Lessons Learned

December 08, 2022

Well, glad to be out of the train wreck that is now ▋▋▋▋▋▋▋▋▋▋▋ (company name redacted to protect fragile egos). I learned a lot from the experience, and I’m writing it down while it’s all still fresh in my head. There are lessons to be learned.

The backdrop: a few years ago, one of the other parents at my sons’ school approached me with an idea for a new business. She had met an expert academic in giftedness and learning differences, and they were keen to turn it into a web app.

How far did it get?

It was about to launch. I’d been waiting for the final report content. I received it and was in the process of completing the app. It was two weeks from our first product launch.

That was about almost four months ago.

Then the shit hit the fan.

The Problems As I See Them

Not knowing people’s competencies

With a small startup like this, everyone on the team should build the company’s capabilities.

There should be no place for someone with no experience in business, copy, marketing, tech, design, or education. Being nice just isn’t enough.

Know who is involved, and have clear responsibilities. Never assume you will work it out as you go.

Competing idea: Funded V Bootstrapped

Some of the team wanted this to be a funded start-up. I never thought it was a good prospect for funding and wanted to bootstrap.

The pro-finding side wanted to target schools and education departments as the first customers – B2E (business to enterprise). I pushed for targeting parents and small independent schools to start – B2C (business to consumer).

I’ve worked for years in B2E EdTech. Getting into the student mental health space requires levels of administration in the product, complex hosting necessitating a DevOps team, and numerous long reviews of proposed system architecture. We didn’t have the time or budget for any of that.

I wanted to get the product out there and see if it was viable to consumers first. We tried to do both:

  • They tried to get funding and market to schools and governments.
  • I aimed to develop the product for parents.
  • We tried to cater to both markets with the site.

Have a single agreed-upon audience or you cater to noone.

Competing idea: Iterating V finalizing a product before launch

I was keen on getting a product out early and iterating, and would have launched it two years ago.

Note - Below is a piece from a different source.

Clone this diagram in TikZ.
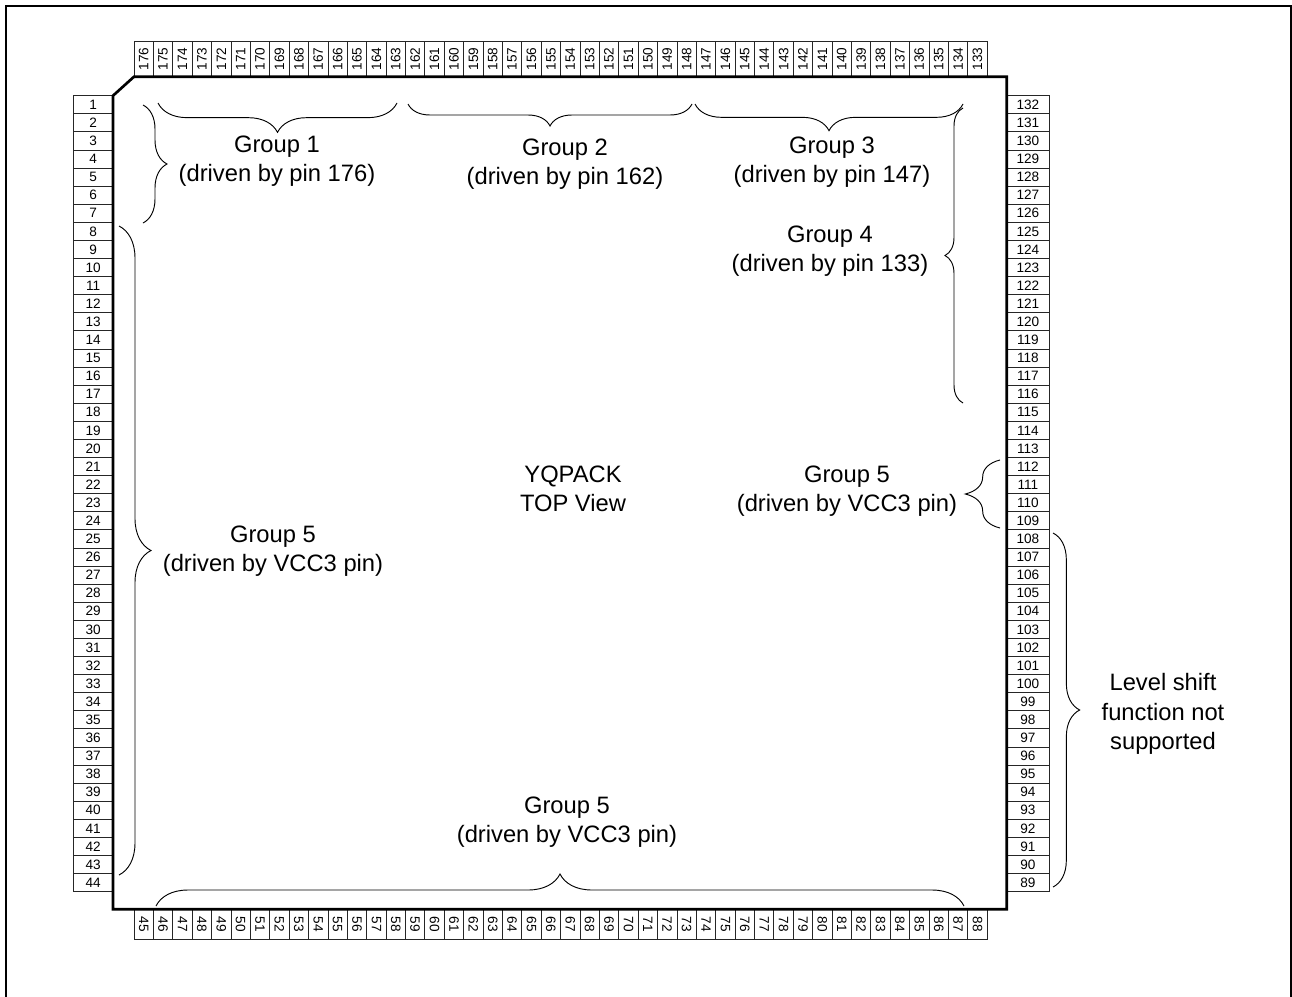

But others wanted everything final before launch. I should have persuaded them to launch early and iterate. I failed.

The problem here is our backgrounds. I’m used to working fast, getting things done, learning from mistakes, and iterating. They came from fields where everything was triple-checked before moving forward. They are incompatible ways of going forwards.

Decide how to move forward before starting.

Warning signs I missed

There were a few things I let slide too easily. Mainly because I really wanted to see the product get out there. It would have made the world a bit better.

  • Starting with a trademark. As I was keen on bootstrapping this, I should have bailed when one team member spent thousands of dollars upfront trademarking the company name. And not in the USA but in Australia??? It was a sign of things to come.

  • Paying too little attention to spending. While I was being a tight arse, watching every penny, there was a lot of money spent on things I didn’t even hear about until the company was in a financial crunch. I didn’t lose money, but was left with no choice but to take a cheap buyout.

  • People ignoring warnings. I would point out risks and consequences and believe they were understood. A team member with no experience in the field continually ignore the warnings, and was shocked at the consequences. I should have triple-checked clear understanding.

  • Outsourcing core business aspects. Like website copy. We understood the product and space best. Outsource later, but become the experts first.

So what’s next for ▋▋▋▋▋▋▋▋▋▋▋?

¯\(ツ)

I’ve deleted my email account, everything else was handed over to the company a few months ago, and I got a few grand.

At that time it became clear that one individual pushed hard to pursue B2B, with no infrastructure in place for B2B, and was more persuasive than me. I saw B2B as a waste of energy at that point, so I stepped out of the way.

A few months later they still had no product launched and had run out of money. The ongoing burn rate was crazy for a self-funded company and is being spent poorly. Everyone except one person took a low-priced buyout rather than end up in debt.

I think the only chance forward for ▋▋▋▋▋▋▋▋▋▋▋ is finding a generous benefactor with a Rolodex full of business contacts to get things in order. If nothing changes dramatically, it will probably keep thrashing about aimlessly until the last person involved runs out of money.

Maybe then I’ll be able to buy back the IP and build it focused as a bootstrapped B2C product. That could be fun.